Cognitive bias refers to the way our brains create narratives, or make intuitive leaps that are not always rational.

Cognitive bias is useful because without it, we would have to approach every problem as if we are seeing it for the first time.

However, cognitive bias can often inhibit us from making sound decisions. This is why we also have a rational and more analytical side that helps us think through complex scenarios.

While both systems are powerful, the brain is lazy and likes to take shortcuts when it can. This means that we often end up relying on system 1 even when it's not appropriate.

We are all presented with so much information every day that it is no wonder our brains use shortcuts to make decisions. That said, these shortcuts can often get in the way of your ability to think through the nuances of an obstacle or choice. Recognize cognitive biases to become a more savvy decision maker and navigate life with greater awareness.

Princeton psychologist Daniel Kahneman refers to these processes as “system 1” (intuition) and “system 2” (reason).

How quickly can you complete this phrase: “War and…”? There are things that you can do on autopilot, such as filling in this type of blank, locating the source of a sound, or making a face when you taste something sour. These responses are fast, automatic, emotional, and unconscious

Now, how quickly can you solve this problem: 189 x 241? Other examples of system 2 processes might include playing chess or trying to back into a tight parking space.

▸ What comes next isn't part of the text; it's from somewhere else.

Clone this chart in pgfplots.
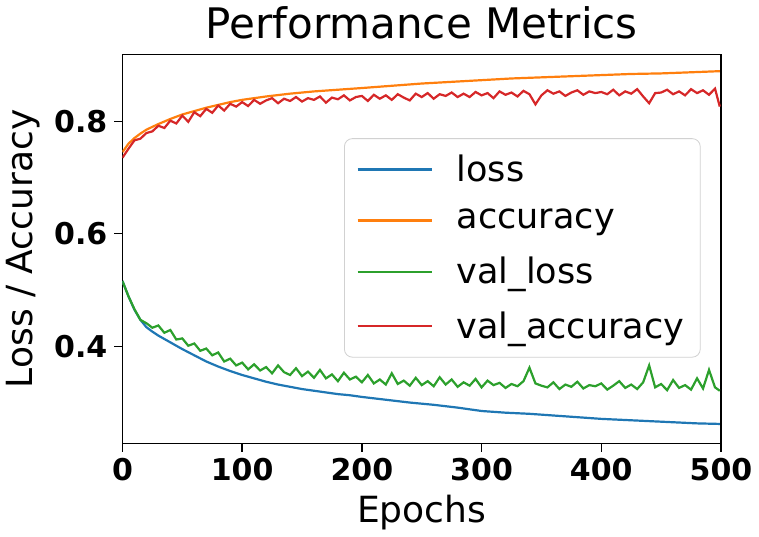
\documentclass[border=0pt]{standalone}
\usepackage{fontspec}
\setmainfont{DejaVu Sans}
\usepackage{pgfplots}
\pgfplotsset{compat=1.18}
\definecolor{tabblue}{HTML}{1F77B4}
\definecolor{taborange}{HTML}{FF7F0E}
\definecolor{tabgreen}{HTML}{2CA02C}
\definecolor{tabred}{HTML}{D62728}

\begin{document}
\begin{tikzpicture}
\begin{axis}[
    scale only axis,
    width=299pt, height=194.5pt,
    xmin=0, xmax=500,
    ymin=0.227, ymax=0.919,
    xtick={0,100,200,300,400,500},
    ytick={0.4,0.6,0.8},
    tick pos=left,
    tick align=outside,
    major tick length=4pt,
    tick style={black, line width=0.7pt},
    axis line style={line width=0.7pt},
    /pgf/number format/assume math mode=true,
    yticklabel style={/pgf/number format/fixed, /pgf/number format/precision=1, /pgf/number format/fixed zerofill},
    ticklabel style={font=\fontsize{15}{15}\selectfont\bfseries},
    title={Performance Metrics},
    title style={font=\fontsize{21}{24}\selectfont, yshift=-2pt},
    xlabel={Epochs},
    ylabel={Loss / Accuracy},
    label style={font=\fontsize{18}{20}\selectfont},
    legend style={at={(0.966,0.221)}, anchor=south east,
        font=\fontsize{17.5}{20}\selectfont,
        draw=black!18, rounded corners=4pt, fill=white, fill opacity=0.8, text opacity=1,
        row sep=8.5pt, inner xsep=6pt, inner ysep=6pt},
    legend cell align=left,
    legend image code/.code={\draw[#1] (0pt,0pt) -- (37pt,0pt); \path (47pt,0pt);},
    every axis plot/.append style={line width=1.1pt},
]

% training loss
\addplot[tabblue] coordinates {
(0,0.516) (5,0.489) (10,0.465) (15,0.447) (20,0.434) (25,0.426) (30,0.419)
(40,0.407) (50,0.395) (60,0.384) (70,0.373) (80,0.364) (90,0.356) (100,0.349)
(110,0.343) (120,0.337) (130,0.332) (140,0.328) (150,0.324) (160,0.321)
(170,0.318) (180,0.315) (190,0.313) (200,0.310) (220,0.305) (240,0.300)
(260,0.296) (280,0.291) (300,0.285) (320,0.282) (340,0.280) (360,0.277)
(380,0.274) (400,0.271) (420,0.269) (440,0.267) (460,0.265) (480,0.263) (499,0.262)
};

% training accuracy
\addplot[taborange] coordinates {
(0,0.745) (5,0.760) (10,0.770) (15,0.778) (20,0.785) (30,0.795) (40,0.804)
(50,0.812) (60,0.818) (70,0.824) (80,0.829) (90,0.834) (100,0.838) (120,0.844)
(140,0.849) (160,0.853) (180,0.856) (200,0.859) (225,0.863) (250,0.867)
(275,0.870) (300,0.873) (325,0.876) (350,0.878) (375,0.880) (400,0.882)
(425,0.884) (450,0.885) (475,0.887) (499,0.889)
};

% validation loss
\addplot[tabgreen] coordinates {
(0,0.516) (5,0.489) (10,0.466) (15,0.447) (20,0.441) (25,0.433) (30,0.437)
(35,0.424) (40,0.429) (45,0.412) (50,0.414) (55,0.401) (60,0.405) (65,0.392)
(70,0.396) (75,0.384) (80,0.389) (85,0.373) (90,0.378) (95,0.366) (100,0.371)
(105,0.359) (110,0.368) (115,0.357) (120,0.363) (125,0.352) (130,0.366)
(135,0.354) (140,0.349) (145,0.361) (150,0.347) (155,0.355) (160,0.344)
(165,0.358) (170,0.343) (175,0.350) (180,0.338) (185,0.353) (190,0.341)
(195,0.346) (200,0.336) (205,0.349) (210,0.334) (215,0.341) (220,0.332)
(225,0.352) (230,0.333) (235,0.339) (240,0.330) (245,0.344) (250,0.331)
(255,0.338) (260,0.329) (265,0.345) (270,0.332) (275,0.341) (280,0.328)
(285,0.336) (290,0.330) (295,0.342) (300,0.327) (305,0.339) (310,0.331)
(315,0.335) (320,0.326) (325,0.333) (330,0.329) (335,0.338) (340,0.362)
(345,0.334) (350,0.330) (355,0.327) (360,0.336) (365,0.324) (370,0.332)
(375,0.328) (380,0.337) (385,0.325) (390,0.331) (395,0.329) (400,0.334)
(405,0.323) (410,0.330) (415,0.338) (420,0.326) (425,0.332) (430,0.324)
(435,0.336) (440,0.366) (445,0.327) (450,0.333) (455,0.322) (460,0.340)
(465,0.326) (470,0.331) (475,0.323) (480,0.343) (485,0.325) (490,0.358)
(495,0.327) (499,0.321)
};

% validation accuracy
\addplot[tabred] coordinates {
(0,0.735) (5,0.751) (10,0.766) (15,0.769) (20,0.779) (25,0.782) (30,0.792)
(35,0.788) (40,0.801) (45,0.796) (50,0.810) (55,0.799) (60,0.816) (65,0.809)
(70,0.822) (75,0.815) (80,0.828) (85,0.819) (90,0.831) (95,0.826) (100,0.834)
(105,0.827) (110,0.838) (115,0.831) (120,0.837) (125,0.841) (130,0.832)
(135,0.840) (140,0.836) (145,0.843) (150,0.835) (155,0.841) (160,0.838)
(165,0.844) (170,0.833) (175,0.842) (180,0.839) (185,0.846) (190,0.837)
(195,0.843) (200,0.845) (205,0.836) (210,0.847) (215,0.840) (220,0.846)
(225,0.838) (230,0.848) (235,0.842) (240,0.837) (245,0.849) (250,0.843)
(255,0.850) (260,0.840) (265,0.848) (270,0.845) (275,0.851) (280,0.843)
(285,0.849) (290,0.843) (295,0.852) (300,0.846) (305,0.850) (310,0.841)
(315,0.853) (320,0.847) (325,0.851) (330,0.844) (335,0.854) (340,0.848)
(345,0.830) (350,0.846) (355,0.855) (360,0.849) (365,0.853) (370,0.845)
(375,0.851) (380,0.855) (385,0.847) (390,0.853) (395,0.850) (400,0.852)
(405,0.848) (410,0.856) (415,0.846) (420,0.853) (425,0.849) (430,0.857)
(435,0.844) (440,0.832) (445,0.850) (450,0.851) (455,0.856) (460,0.848)
(465,0.853) (470,0.846) (475,0.857) (480,0.850) (485,0.855) (490,0.847)
(495,0.858) (499,0.826)
};

\legend{loss, accuracy, val\_loss, val\_accuracy}
\end{axis}
\end{tikzpicture}
\end{document}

Being aware of how the brain defers to automatic responses can certainly help you recognize when you might need to use more logic in a situation. There are also some specific cognitive biases that everyone should avoid:

1. Functional Fixedness: You do something one way and refuse to see that there might be a better way of doing it. Look closely at your habits and make sure that there aren’t any better alternatives.

2. Fundamental Attribution Error: When something goes wrong, you immediately blame other people for it and refuse to accept any personal responsibility. Avoid this error by practicing awareness of your actions and taking responsibility when appropriate.

3 . Confirmation Bias: You interpret new information in a way that supports your preexisting beliefs. Step outside your biases by taking someone else’s perspective or approaching your beliefs from a new angle.

4. Availability Bias: We tend to make decisions based on information that is readily available, even though that information might not be relevant. Think through and research every piece of information that could contribute to a solution to avoid this bias.

5. Substitution: When faced with a difficult problem, you might accept an answer to a related problem rather than finding a good solution to the main one. Don’t shy away from tackling complex problems head on. Break them down piece-by-piece with others to find the best possible answer.

6. Black and White Framing: You view outcomes as either a loss or gain. Reevaluate outcomes and realize that there is always room for growth, as not every outcome is strictly black-and-white.

7. Anchoring: You latch onto the first piece of information you come across. Remember to assess available information to avoid anchoring and acquire a deeper understanding of the issue.